WHAT TO WORK ON ▸ Repeat the material below word for word and leave out all pictures.

GIVEN INFORMATION ▸
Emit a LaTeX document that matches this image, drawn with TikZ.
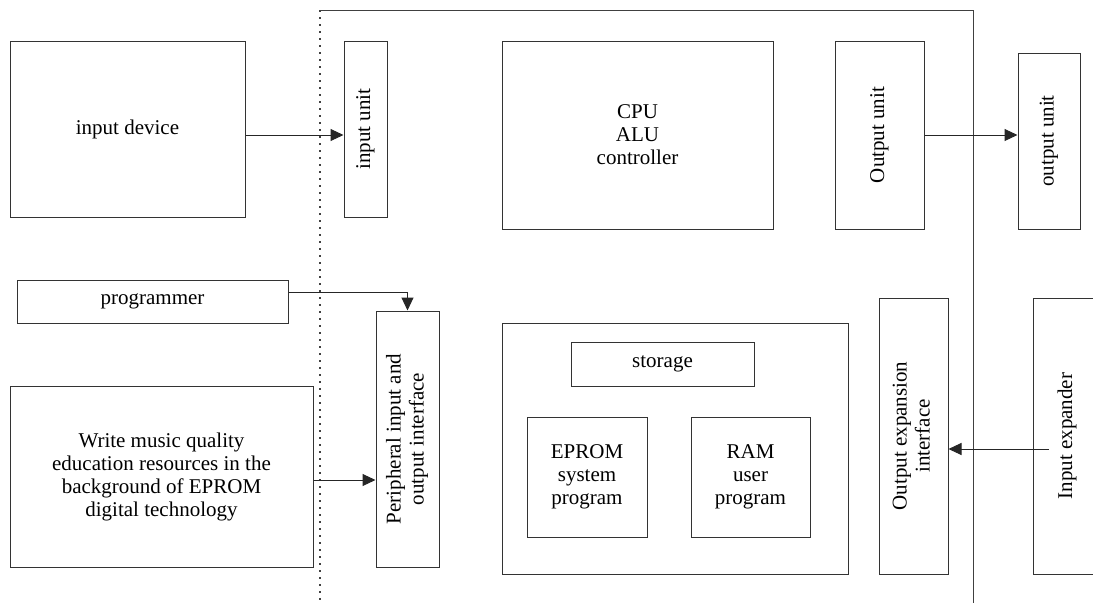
\documentclass[tikz,border=0pt]{standalone}
\usepackage{fontspec}
\setmainfont{Liberation Serif}
\usetikzlibrary{arrows.meta}
\begin{document}
\begin{tikzpicture}[x=1pt,y=-1pt,
  font=\fontsize{21}{23}\selectfont,
  box/.style={draw=black!80, line width=1pt, rectangle, inner sep=0pt, align=center},
  arr/.style={draw=black!85, line width=1pt, -{Triangle[length=13pt,width=12pt]}},
  frame/.style={draw=black!75, line width=1pt},
  dotline/.style={draw=black!75, line width=1.6pt, dash pattern=on 1.6pt off 5.4pt}]
\useasboundingbox (0,0) rectangle (1093,603);
\begin{scope}
\clip (0,0) rectangle (1093,603);
% frame
\coordinate (ftl) at (320,10);
\coordinate (fbl) at (320,603);
\coordinate (ftr) at (973,10);
\coordinate (fbr) at (973,603);
\draw[dotline] (ftl) -- (fbl);
\draw[frame] (ftl) -- (ftr) -- (fbr);
% boxes
\node[box, minimum width=235pt, minimum height=176pt] (indev) at (127.5,129) {input device};
\node[box, minimum width=43pt, minimum height=176pt] (inunit) at (365.5,129) {\rotatebox{90}{input unit}};
\node[box, minimum width=271pt, minimum height=188pt] (cpu) at (637.5,135) {CPU\\ALU\\controller};
\node[box, minimum width=89pt, minimum height=188pt] (outunit) at (879.5,135) {\rotatebox{90}{Output unit}};
\node[box, minimum width=62pt, minimum height=176pt] (outdev) at (1049,141) {\rotatebox{90}{output unit}};
\node[box, minimum width=271pt, minimum height=43pt] (prog) at (152.5,301.5) {programmer};
\node[box, minimum width=63pt, minimum height=256pt] (periph) at (407.5,439) {\rotatebox{90}{\begin{tabular}{@{}c@{}}Peripheral input and\\output interface\end{tabular}}};
\node[box, minimum width=303pt, minimum height=181pt] (write) at (161.5,476.5) {Write music quality\\education resources in the\\background of EPROM\\digital technology};
\node[box, minimum width=346pt, minimum height=251pt] (mem) at (675,448.5) {};
\node[box, minimum width=183pt, minimum height=44pt] (storage) at (662.5,364) {storage};
\node[box, minimum width=120pt, minimum height=120pt] (eprom) at (587,477) {EPROM\\system\\program};
\node[box, minimum width=119pt, minimum height=120pt] (ram) at (750.5,477) {RAM\\user\\program};
\node[box, minimum width=69pt, minimum height=276pt] (outexp) at (913.5,436) {\rotatebox{90}{\begin{tabular}{@{}c@{}}Output expansion\\interface\end{tabular}}};
\node[box, minimum width=68pt, minimum height=276pt] (inexp) at (1067,436) {\rotatebox{90}{Input expander}};
% connectors
\draw[arr] ([yshift=-6pt]indev.east) -- ([yshift=-6pt]inunit.west);
\draw[arr] (outunit.east) -- (outunit.east -| outdev.west);
\draw[arr] ([yshift=9.5pt]prog.east) -| (periph.north);
\draw[arr] ([yshift=-3.5pt]write.east) -- ([yshift=-3.5pt]write.east -| periph.west);
\coordinate (ie) at (1049,449);
\draw[arr] (ie) -- (ie -| outexp.east);
\end{scope}
\end{tikzpicture}
\end{document}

SOLUTION TO THE EXERCISE ▸
Emit a LaTeX document that matches this image, drawn with TikZ.
\documentclass[tikz,border=0pt]{standalone}
\usepackage{fontspec}
\setmainfont{Liberation Serif}
\usetikzlibrary{arrows.meta}
\begin{document}
\begin{tikzpicture}[x=1pt,y=-1pt,
  font=\fontsize{21}{23}\selectfont,
  box/.style={draw=black!80, line width=1pt, rectangle, inner sep=0pt, align=center},
  arr/.style={draw=black!85, line width=1pt, -{Triangle[length=13pt,width=12pt]}},
  frame/.style={draw=black!75, line width=1pt},
  dotline/.style={draw=black!75, line width=1.6pt, dash pattern=on 1.6pt off 5.4pt}]
\useasboundingbox (0,0) rectangle (1093,603);
\begin{scope}
\clip (0,0) rectangle (1093,603);
% frame
\coordinate (ftl) at (320,10);
\coordinate (fbl) at (320,603);
\coordinate (ftr) at (973,10);
\coordinate (fbr) at (973,603);
\draw[dotline] (ftl) -- (fbl);
\draw[frame] (ftl) -- (ftr) -- (fbr);
% boxes
\node[box, minimum width=235pt, minimum height=176pt] (indev) at (127.5,129) {input device};
\node[box, minimum width=43pt, minimum height=176pt] (inunit) at (365.5,129) {\rotatebox{90}{input unit}};
\node[box, minimum width=271pt, minimum height=188pt] (cpu) at (637.5,135) {CPU\\ALU\\controller};
\node[box, minimum width=89pt, minimum height=188pt] (outunit) at (879.5,135) {\rotatebox{90}{Output unit}};
\node[box, minimum width=62pt, minimum height=176pt] (outdev) at (1049,141) {\rotatebox{90}{output unit}};
\node[box, minimum width=271pt, minimum height=43pt] (prog) at (152.5,301.5) {programmer};
\node[box, minimum width=63pt, minimum height=256pt] (periph) at (407.5,439) {\rotatebox{90}{\begin{tabular}{@{}c@{}}Peripheral input and\\output interface\end{tabular}}};
\node[box, minimum width=303pt, minimum height=181pt] (write) at (161.5,476.5) {Write music quality\\education resources in the\\background of EPROM\\digital technology};
\node[box, minimum width=346pt, minimum height=251pt] (mem) at (675,448.5) {};
\node[box, minimum width=183pt, minimum height=44pt] (storage) at (662.5,364) {storage};
\node[box, minimum width=120pt, minimum height=120pt] (eprom) at (587,477) {EPROM\\system\\program};
\node[box, minimum width=119pt, minimum height=120pt] (ram) at (750.5,477) {RAM\\user\\program};
\node[box, minimum width=69pt, minimum height=276pt] (outexp) at (913.5,436) {\rotatebox{90}{\begin{tabular}{@{}c@{}}Output expansion\\interface\end{tabular}}};
\node[box, minimum width=68pt, minimum height=276pt] (inexp) at (1067,436) {\rotatebox{90}{Input expander}};
% connectors
\draw[arr] ([yshift=-6pt]indev.east) -- ([yshift=-6pt]inunit.west);
\draw[arr] (outunit.east) -- (outunit.east -| outdev.west);
\draw[arr] ([yshift=9.5pt]prog.east) -| (periph.north);
\draw[arr] ([yshift=-3.5pt]write.east) -- ([yshift=-3.5pt]write.east -| periph.west);
\coordinate (ie) at (1049,449);
\draw[arr] (ie) -- (ie -| outexp.east);
\end{scope}
\end{tikzpicture}
\end{document}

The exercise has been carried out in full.